After finding the video store closed, Gwen goes into a cafe. Eugene is there and thrilled to see her in his favorite place–he may be a regular, but the counterman doesn’t remember him. Gwen orders the same thing that Eugene did every day. He notes that he used to follow Torchwood around, and now they’re following him. Gwen has nicked the phone and keeps looking at the random shoes pictures. Eugene still doesn’t remember anything, but suggests she phone his pal Gary. Apparently Gwen can at least hear echoes of him from time to time because she does and leaves a message.
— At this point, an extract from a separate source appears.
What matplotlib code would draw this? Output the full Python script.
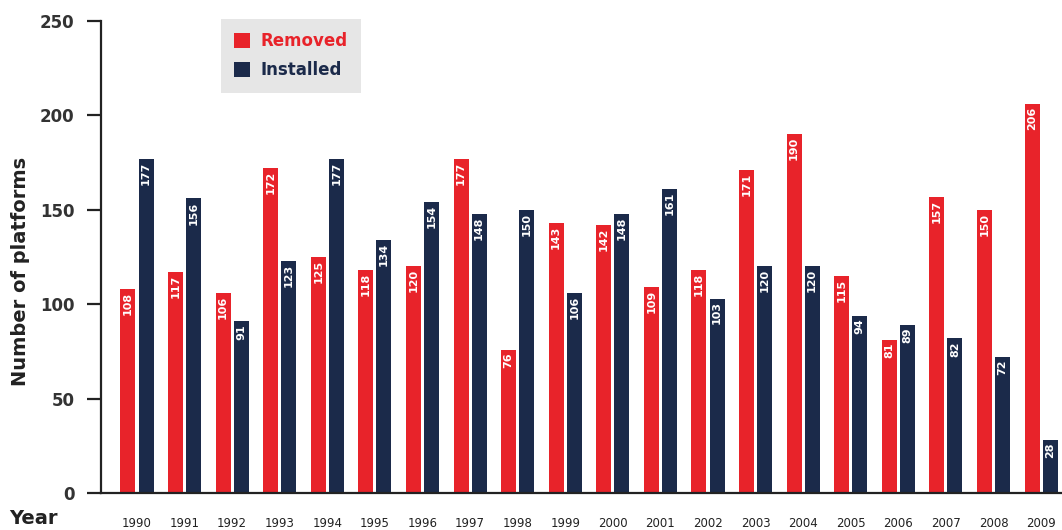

Next at the video store, the guy pops up from under the counter, saying, “Hello, gorgeous, wanna borrow a dream?” Kind of skeezy. She replies that she’d just returning DVDs for someone recently deceased. No shit? he asks, and when Gwen gives him Eugene’s name, vaguely remembers him. Used to come in with a pal, kind of a dreamer, kind of–”Irresistable?” Eugene inserts hopefully–”ordinary looking,” the clerk says, and charges Gwen 34 pounds in fines. Eugene calls him a bread-head bastard, and the clerk asks Gwen if Eugene killed himself; he was thinking that like others going into the video shop, Eugene didn’t want to be himself any more–”they want me to transport them.” What, he’s Scotty? Or a magician? please. The clerk continues puffing to Gwen, saying that he’s off to London in a couple months, but Eugene had “loser” written through him like “Brighton” in a stick of rock. I guess, but don’t know, that Brighton must have some fairly memorable geology. The clerk suggests breezily that Eugene couldn’t live with his failure anymore and asks for a check for the fines. Eugene looks stricken; Gwen just gives the clerk a Look.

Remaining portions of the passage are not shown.